Your $ \mathfrak A^+$ is exactly the sheaf $\mathcal C_A$, where $A$ is endowed with the discrete topology.

(2) We have a morphism of abelian groups $i:\mathcal C_{A,x}\to A$ defined as follows: given a germ $\gamma\in \mathcal C_{A,x}$ we represent it by some continuous function $g:U\to A$ and we define $i(\gamma)=g(x)$.
This morphism is an isomorphism since it has as explicit inverse the group morphism $j:A\to \mathcal C_{A,x}$ sending $a\in A$ to $j(a)= \operatorname [{const}(a)]_x$, the germ at $x$ of the constant function $\operatorname {const}(a): X\to A$ sending any point of $X$ to $a$.

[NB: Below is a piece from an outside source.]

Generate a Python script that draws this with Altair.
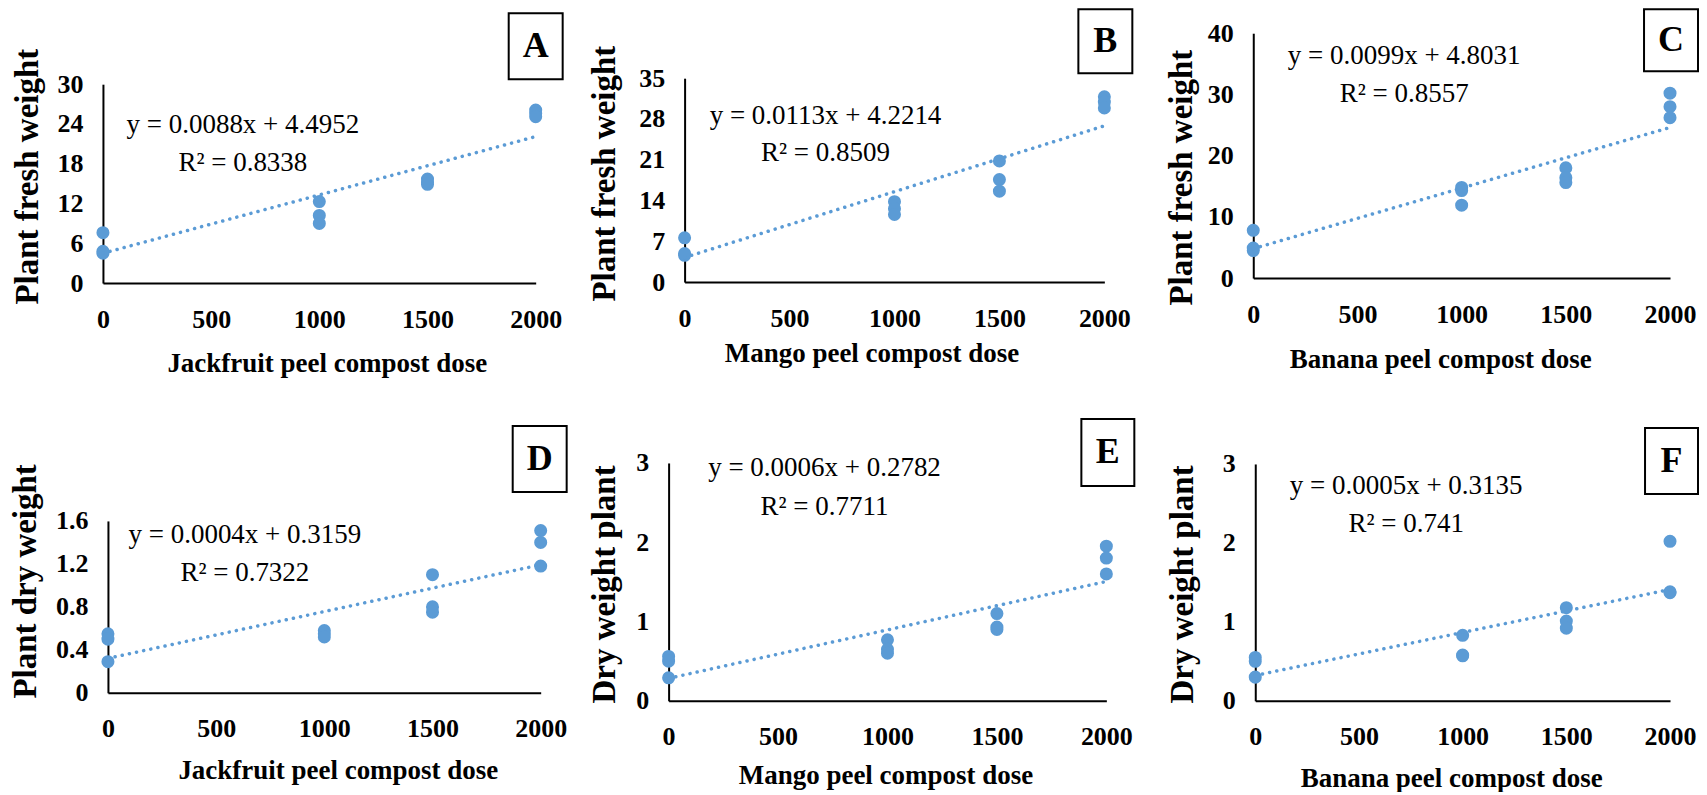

(3) For any neighbourhood $U\subset X$ of $x$ the map $\mathfrak A(U)=A \to \mathcal C_A(U): a\mapsto \operatorname {const}(a)$ is clearly injective, and thus taking direct limits the map $f: \mathfrak A_x\to \mathcal C_{A,x}$ is also injective.
Surjectivity is easy too: in the notation of (b) a germ $\gamma=[g]_x\in \mathcal C_{A,x}$ is the image under $f$ of the germ $[\operatorname {const}(g(x))]_x\in \mathfrak A_x$.
And so we have proved that the morphism $f: \mathfrak A_x\to \mathcal C_{A,x}$ is indeed bijective.